At that point we should have packed and gone back to Hahn. Insead, we just sent our bombs back there; now if there were nuclear alerts, we would fly to Hahn to load our bombs, then take off and fly to the target. Whoever approved that plan deserved to be stationed at Toul for life. To make it worse, tensions were really high with the French. We were limited to flying in a narrow corridor around our base, and Mirages flew real aggressive against some of our flights. On one occasion, the French actually dropped their wing tanks and our guys did, too, usually a sign of aerial combat. In the mood I was in, if I had been in the sky that day, I might have started a war."

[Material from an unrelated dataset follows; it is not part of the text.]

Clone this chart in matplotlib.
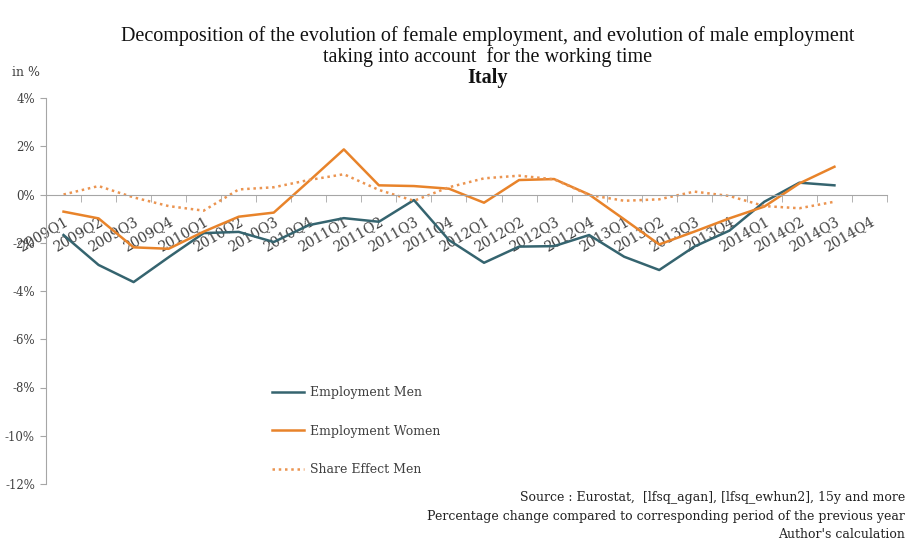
import numpy as np
import matplotlib.pyplot as plt

# Quarters on the x axis
quarters = [f"{y}Q{q}" for y in range(2009, 2015) for q in range(1, 5)]

# Values in %, 2009Q1 .. 2014Q3
men = [-1.68, -2.92, -3.63, -2.60, -1.60, -1.55, -1.97, -1.27,
       -0.98, -1.13, -0.23, -1.89, -2.83, -2.16, -2.14, -1.68,
       -2.58, -3.13, -2.16, -1.50, -0.30, 0.49, 0.38]
women = [-0.71, -0.99, -2.19, -2.25, -1.54, -0.92, -0.75, 0.55,
         1.87, 0.38, 0.35, 0.24, -0.34, 0.60, 0.64, 0.00,
         -1.03, -2.07, -1.54, -0.99, -0.50, 0.46, 1.15]
share_men = [0.00, 0.35, -0.12, -0.48, -0.67, 0.21, 0.30, 0.60,
             0.84, 0.19, -0.26, 0.30, 0.67, 0.78, 0.63, -0.02,
             -0.26, -0.20, 0.12, -0.06, -0.48, -0.57, -0.30]

yticks = [4, 2, 0, -2, -4, -6, -8, -10, -12]

serif = ['DejaVu Serif']
txt = '#404040'
axcol = '#a6a6a6'

fig = plt.figure(figsize=(9.12, 5.4), dpi=100)
ax = fig.add_axes([46 / 912, 1 - 484 / 540, (887 - 46) / 912, (484 - 98) / 540])

x = np.arange(len(men))
ax.plot(x, men, color='#35646f', lw=1.8, label='Employment Men')
ax.plot(x, women, color='#e8832a', lw=1.8, label='Employment Women')
ax.plot(x, share_men, color='#eb9450', lw=1.8, ls=(0, (1, 1.5)),
        label='Share Effect Men')

ax.set_xlim(-0.5, len(quarters) - 0.5)
ax.set_ylim(-12, 4)

for s in ['top', 'right']:
    ax.spines[s].set_visible(False)
ax.spines['left'].set_color(axcol)
ax.spines['bottom'].set_color(axcol)
ax.spines['bottom'].set_position(('data', 0))

ax.set_yticks(yticks)
ax.set_yticklabels([f"{v}%" for v in yticks], family=serif, fontsize=8.5, color=txt)
ax.tick_params(axis='y', length=4, color=axcol, direction='out', pad=4)

ax.set_xticks(np.arange(len(quarters)))
ax.set_xticklabels(quarters, rotation=30, ha='right', va='top',
                   rotation_mode='anchor', family=serif, fontsize=10, color=txt)
ax.set_xticks(np.arange(len(quarters) + 1) - 0.5, minor=True)
ax.tick_params(axis='x', which='major', length=0, pad=14)
ax.tick_params(axis='x', which='minor', length=5, color=axcol, direction='out')

fig.text(12 / 912, 1 - 72 / 540, 'in %', family=serif, fontsize=9, color=txt,
         va='center')

fig.text(488 / 912, 1 - 36 / 540,
         'Decomposition of the evolution of female employment, and evolution of male employment',
         family=['Liberation Serif'], fontsize=14.5, ha='center', va='center', color='#111111')
fig.text(488 / 912, 1 - 57 / 540, 'taking into account  for the working time',
         family=['Liberation Serif'], fontsize=14.5, ha='center', va='center', color='#111111')
fig.text(488 / 912, 1 - 78 / 540, 'Italy', family=['Liberation Serif'], fontsize=14.5,
         fontweight='bold', ha='center', va='center', color='#111111')

leg = ax.legend(loc='upper left', bbox_to_anchor=(272 / 912, 1 - 386 / 540),
                bbox_transform=fig.transFigure, frameon=False, borderpad=0,
                borderaxespad=0, labelspacing=2.05, handlelength=2.6,
                handletextpad=0.45, prop={'family': serif, 'size': 9})
for t in leg.get_texts():
    t.set_color(txt)

foot = ['Source : Eurostat,  [lfsq_agan], [lfsq_ewhun2], 15y and more',
        'Percentage change compared to corresponding period of the previous year',
        "Author's calculation"]
for i, line in enumerate(foot):
    fig.text(905 / 912, 1 - (498 + 18.5 * i) / 540, line, family=serif, fontsize=9,
             ha='right', va='center', color='#222222')

fig.savefig('out.png', dpi=100)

The wing was to stay there until 1959, when it was ordered back to Hahn. Yeager, "...we suffered more than a year in the mud at Toul."




Going Stateside...


"But in spite of the bad conditions, I commanded the best performing squadron in the wing. I had come to Germany as a green and untried major and left France as a light colonel with good marks as a TAC squadron commander."

"Glennis wasn't thrilled going back to the wind and sand again." "Make it short and let's get back to Germany," she said. I agreed. But neither of us would bet on our chances."